The tally from Goldsmith’s car alone is now at more than 100, and she thinks the total trapped at her home would be in the thousands.
“They stink whether they are alive or dead, you can’t escape the smell sometimes … it’s oppressive, but we are resilient.”
The plague has given rise to a new form of morbid family bonding, with kids enlisted as frontline soldiers in the rodent fight.
“I’ve got a four- and a five-year-old, we have great fun engineering our traps with buckets and wine bottles … they’ve got very quick at catching and disposing of mice. It makes you proud and squeamish at the same time,” Goldsmith says.
Gore in Queensland says her 12-year-old son has taken on the role of chief anti-vermin soldier of the house.
“He goes out at 6pm and sets the traps, and then he’d come in for about an hour and then he’d go out and empty and set them again, and just keep doing that four or five times,” she says.
“The record is 183 in a night … It’s like his job at the moment. He is very proud of himself,” she says.
Lucy Moss, the owner of the Mink and Me cafe in Coonamble, says she has had to pay to have her fridge fixed seven times after the corpses of dead mice clogged up the machinery.
“The mice get into the fan at the bottom and have a great old time and then the fan turns on and they can’t get out,” she says.
This alone has cost her thousands.
Mice have ruined a shed full of hay on Moss’s farm that she was saving in case of another drought.
“They move into the hay and are urinating and everything. It’s a health hazard to feed to the cows and sheep then, so we destroyed it,” she says. “That was our safety net.”
Hay can cost farmers $500 a bale to buy in a drought, and the Coonamble mayor, Al Karanouh, says farmers have lost $40m worth of it in his shire alone.
“Some farmers have lost as much as 2,500 bales … There isn’t enough money for the council to do anything to help. All we can do is try to keep them from coming into our offices, our machinery, our tractors, our trucks. They eat all the wiring,” he says.

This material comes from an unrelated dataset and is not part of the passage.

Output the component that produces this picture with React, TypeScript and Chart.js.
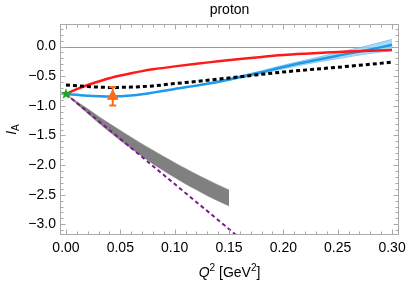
import React, { useEffect, useRef } from "react";
import { Chart, registerables } from "chart.js";

Chart.register(...registerables);

// ---------- data ----------
const xTicks = [0, 0.05, 0.1, 0.15, 0.2, 0.25, 0.3];
const yTicks = [0, -0.5, -1, -1.5, -2, -2.5, -3];

const redQ = [0, 0.01, 0.02, 0.03, 0.04, 0.05, 0.06, 0.07, 0.08, 0.1, 0.12, 0.14, 0.16, 0.18, 0.2, 0.22, 0.24, 0.26, 0.28, 0.3];
const redI = [-0.8, -0.72, -0.65, -0.59, -0.535, -0.49, -0.45, -0.415, -0.385, -0.335, -0.29, -0.25, -0.21, -0.175, -0.145, -0.122, -0.102, -0.086, -0.071, -0.057];

const blueQ = [0, 0.01, 0.02, 0.03, 0.043, 0.05, 0.06, 0.07, 0.08, 0.09, 0.1, 0.12, 0.14, 0.16, 0.18, 0.2, 0.22, 0.25, 0.28, 0.3];
const blueI = [-0.8, -0.815, -0.83, -0.84, -0.845, -0.838, -0.825, -0.805, -0.778, -0.748, -0.715, -0.66, -0.595, -0.515, -0.435, -0.345, -0.265, -0.155, -0.05, 0.03];

const blueBandQ = [0.1, 0.12, 0.14, 0.16, 0.18, 0.2, 0.22, 0.25, 0.28, 0.3];
const blueBandUp = [-0.713, -0.652, -0.582, -0.495, -0.41, -0.315, -0.23, -0.105, 0.025, 0.12];
const blueBandLo = [-0.717, -0.668, -0.608, -0.535, -0.46, -0.375, -0.3, -0.205, -0.115, -0.07];

const blackQ = [0, 0.02, 0.04, 0.06, 0.08, 0.1, 0.12, 0.15, 0.2, 0.25, 0.3];
const blackI = [-0.65, -0.675, -0.69, -0.685, -0.665, -0.625, -0.59, -0.53, -0.43, -0.35, -0.265];

const purpleQ = [0, 0.17];
const purpleI = [-0.8, -3.384];

const grayQ = [0, 0.01, 0.02, 0.03, 0.04, 0.05, 0.06, 0.07, 0.08, 0.09, 0.1, 0.11, 0.12, 0.13, 0.14, 0.15];
const grayUp = [-0.8, -0.93, -1.05, -1.18, -1.3, -1.415, -1.53, -1.643, -1.75, -1.857, -1.96, -2.058, -2.157, -2.246, -2.335, -2.42];
const grayLo = [-0.8, -0.97, -1.13, -1.29, -1.44, -1.585, -1.72, -1.853, -1.98, -2.097, -2.21, -2.318, -2.417, -2.516, -2.605, -2.69];

const starQ = [0];
const starI = [-0.8];

const expQ = [0.043];
const expI = [-0.84];
const expErr = [0.155];

// ---------- helpers ----------
const FAMILY = "'Liberation Sans', Arial, Helvetica, sans-serif";
const pts = (xs: number[], ys: number[]) => xs.map((x, i) => ({ x, y: ys[i] }));
const fmt = (v: number, d: number) => (v < 0 ? "\u2212" : "") + Math.abs(v).toFixed(d);

function makeStar(color: string, outer: number, inner: number) {
  const c = document.createElement("canvas");
  const s = Math.ceil(outer * 2 + 2);
  c.width = s;
  c.height = s;
  const ctx = c.getContext("2d")!;
  ctx.translate(s / 2, s / 2);
  ctx.beginPath();
  for (let i = 0; i < 10; i++) {
    const r = i % 2 === 0 ? outer : inner;
    const a = -Math.PI / 2 + (i * Math.PI) / 5;
    ctx.lineTo(r * Math.cos(a), r * Math.sin(a));
  }
  ctx.closePath();
  ctx.fillStyle = color;
  ctx.fill();
  return c;
}

const framePlugin = {
  id: "frame",
  beforeDatasetsDraw(chart: any) {
    const { ctx, chartArea: a, scales } = chart;
    const y0 = Math.round(scales.y.getPixelForValue(0)) + 0.5;
    ctx.save();
    ctx.strokeStyle = "#999999";
    ctx.lineWidth = 1;
    ctx.beginPath();
    ctx.moveTo(a.left, y0);
    ctx.lineTo(a.right, y0);
    ctx.stroke();
    ctx.restore();
  },
  afterDatasetsDraw(chart: any) {
    const { ctx, chartArea: a, scales } = chart;
    const xs = scales.x;
    const ys = scales.y;
    ctx.save();
    // error bars
    ctx.strokeStyle = "#ff6a13";
    ctx.lineWidth = 2;
    expQ.forEach((q, i) => {
      const px = xs.getPixelForValue(q);
      const t = ys.getPixelForValue(expI[i] + expErr[i]);
      const b = ys.getPixelForValue(expI[i] - expErr[i]);
      ctx.beginPath();
      ctx.moveTo(px, t);
      ctx.lineTo(px, b);
      ctx.moveTo(px - 3.5, t);
      ctx.lineTo(px + 3.5, t);
      ctx.moveTo(px - 3.5, b);
      ctx.lineTo(px + 3.5, b);
      ctx.stroke();
    });
    // frame
    ctx.strokeStyle = "#aaaaaa";
    ctx.lineWidth = 1;
    const L = Math.round(a.left) + 0.5;
    const R = Math.round(a.right) - 0.5;
    const T = Math.round(a.top) + 0.5;
    const B = Math.round(a.bottom) - 0.5;
    ctx.strokeRect(L, T, R - L, B - T);
    ctx.beginPath();
    for (let k = 0; k <= 30; k++) {
      const v = k * 0.01;
      const len = k % 5 === 0 ? 5 : 3;
      const px = Math.round(xs.getPixelForValue(v)) + 0.5;
      ctx.moveTo(px, B);
      ctx.lineTo(px, B - len);
      ctx.moveTo(px, T);
      ctx.lineTo(px, T + len);
    }
    for (let k = -32; k <= 3; k++) {
      const v = k * 0.1;
      const len = k % 5 === 0 ? 5 : 3;
      const py = Math.round(ys.getPixelForValue(v)) + 0.5;
      if (py < a.top || py > a.bottom) continue;
      ctx.moveTo(L, py);
      ctx.lineTo(L + len, py);
      ctx.moveTo(R, py);
      ctx.lineTo(R - len, py);
    }
    ctx.stroke();
    ctx.restore();
  },
  afterDraw(chart: any) {
    const { ctx, chartArea: a } = chart;
    ctx.save();
    ctx.fillStyle = "#000";
    ctx.textBaseline = "alphabetic";
    const xParts = [
      { t: "Q", f: `italic 14px ${FAMILY}`, dy: 0 },
      { t: "2", f: `10px ${FAMILY}`, dy: -6 },
      { t: " [GeV", f: `14px ${FAMILY}`, dy: 0 },
      { t: "2", f: `10px ${FAMILY}`, dy: -6 },
      { t: "]", f: `14px ${FAMILY}`, dy: 0 },
    ];
    let total = 0;
    xParts.forEach((p) => {
      ctx.font = p.f;
      total += ctx.measureText(p.t).width;
    });
    let x = (a.left + a.right) / 2 - total / 2;
    const base = 277;
    xParts.forEach((p) => {
      ctx.font = p.f;
      ctx.fillText(p.t, x, base + p.dy);
      x += ctx.measureText(p.t).width;
    });
    const yParts = [
      { t: "I", f: `italic 14px ${FAMILY}`, dy: 0 },
      { t: "A", f: `10px ${FAMILY}`, dy: 3 },
    ];
    total = 0;
    yParts.forEach((p) => {
      ctx.font = p.f;
      total += ctx.measureText(p.t).width;
    });
    ctx.translate(16, (a.top + a.bottom) / 2);
    ctx.rotate(-Math.PI / 2);
    let xx = -total / 2;
    yParts.forEach((p) => {
      ctx.font = p.f;
      ctx.fillText(p.t, xx, p.dy);
      xx += ctx.measureText(p.t).width;
    });
    ctx.restore();
  },
};

export default function App() {
  const ref = useRef<HTMLCanvasElement | null>(null);

  useEffect(() => {
    document.body.style.margin = "0";
    const canvas = ref.current!;
    const star = makeStar("#1fa51f", 5.8, 2.4);
    const lineBase = { pointRadius: 0, cubicInterpolationMode: "monotone" as const, fill: false };

    const chart = new Chart(canvas, {
      type: "line",
      data: {
        datasets: [
          { ...lineBase, data: pts(grayQ, grayLo), borderColor: "#808080", borderWidth: 0.5, order: 20 },
          { ...lineBase, data: pts(grayQ, grayUp), borderColor: "#808080", borderWidth: 0.5, backgroundColor: "#808080", fill: "-1", order: 19 },
          { ...lineBase, data: pts(purpleQ, purpleI), borderColor: "#7b1a8c", borderWidth: 2, borderDash: [4, 3], order: 18 },
          { ...lineBase, data: pts(blueBandQ, blueBandLo), borderColor: "rgba(110,190,240,0.8)", borderWidth: 1, order: 17 },
          { ...lineBase, data: pts(blueBandQ, blueBandUp), borderColor: "rgba(110,190,240,0.8)", borderWidth: 1, backgroundColor: "rgba(150,210,248,0.8)", fill: "-1", order: 16 },
          { ...lineBase, data: pts(blueQ, blueI), borderColor: "#1e9ae8", borderWidth: 2.5, order: 15 },
          { ...lineBase, data: pts(redQ, redI), borderColor: "#ff1a1a", borderWidth: 2.5, order: 14 },
          { ...lineBase, data: pts(blackQ, blackI), borderColor: "#000000", borderWidth: 3, borderDash: [4, 3], order: 13 },
          { data: pts(starQ, starI), showLine: false, pointStyle: star as any, pointRadius: 6, order: 2 },
          { data: pts(expQ, expI), showLine: false, pointStyle: "triangle", pointRadius: 6, backgroundColor: "#ff6a13", borderColor: "#ff6a13", borderWidth: 1, order: 1 },
        ] as any,
      },
      options: {
        animation: false,
        responsive: false,
        devicePixelRatio: 1,
        events: [],
        layout: { padding: { left: 0, right: 8, top: 0, bottom: 0 } },
        plugins: {
          legend: { display: false },
          tooltip: { enabled: false },
          title: {
            display: true,
            text: "proton",
            fullSize: false,
            color: "#000",
            font: { family: FAMILY, size: 14, weight: "normal" as any },
            padding: { top: 2, bottom: 5.2 },
          },
        },
        scales: {
          x: {
            type: "linear",
            min: -0.0055,
            max: 0.3064,
            grid: { display: false, drawTicks: false },
            border: { display: false },
            ticks: {
              padding: 5,
              color: "#000",
              font: { family: FAMILY, size: 14 },
              maxRotation: 0,
              autoSkip: false,
              callback: (v: any) => fmt(Number(v), 2),
            },
            afterBuildTicks: (s: any) => {
              s.ticks = xTicks.map((v) => ({ value: v }));
            },
            afterFit: (s: any) => {
              s.height = 49;
              s.paddingLeft = 0;
              s.paddingRight = 0;
            },
          },
          y: {
            type: "linear",
            min: -3.18,
            max: 0.38,
            grid: { display: false, drawTicks: false },
            border: { display: false },
            ticks: {
              padding: 4,
              color: "#000",
              font: { family: FAMILY, size: 14 },
              autoSkip: false,
              callback: (v: any) => fmt(Number(v), 1),
            },
            afterBuildTicks: (s: any) => {
              s.ticks = yTicks.map((v) => ({ value: v }));
            },
            afterFit: (s: any) => {
              s.width = 60;
              s.paddingTop = 0;
              s.paddingBottom = 0;
            },
          },
        },
      } as any,
      plugins: [framePlugin],
    });
    return () => chart.destroy();
  }, []);

  return (
    <div style={{ width: 407, height: 284 }}>
      <canvas ref={ref} width={407} height={284} style={{ display: "block" }} />
    </div>
  );
}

Karanouh and dozens of other mayors have called on the state government to declare the mouse problem an official plague and to help supply additional bait, but so far they have been unwilling.
“I can’t understand why [they won’t declare it]. It’s worse than the 1984 mice plague,” Karanouh says.
“I think they don’t want to do it because they’re going to have to fork out a lot of money.”
Guardian Australia understands that the NSW government has begun modelling how effective financial support to farmers would be, but no decision has been made.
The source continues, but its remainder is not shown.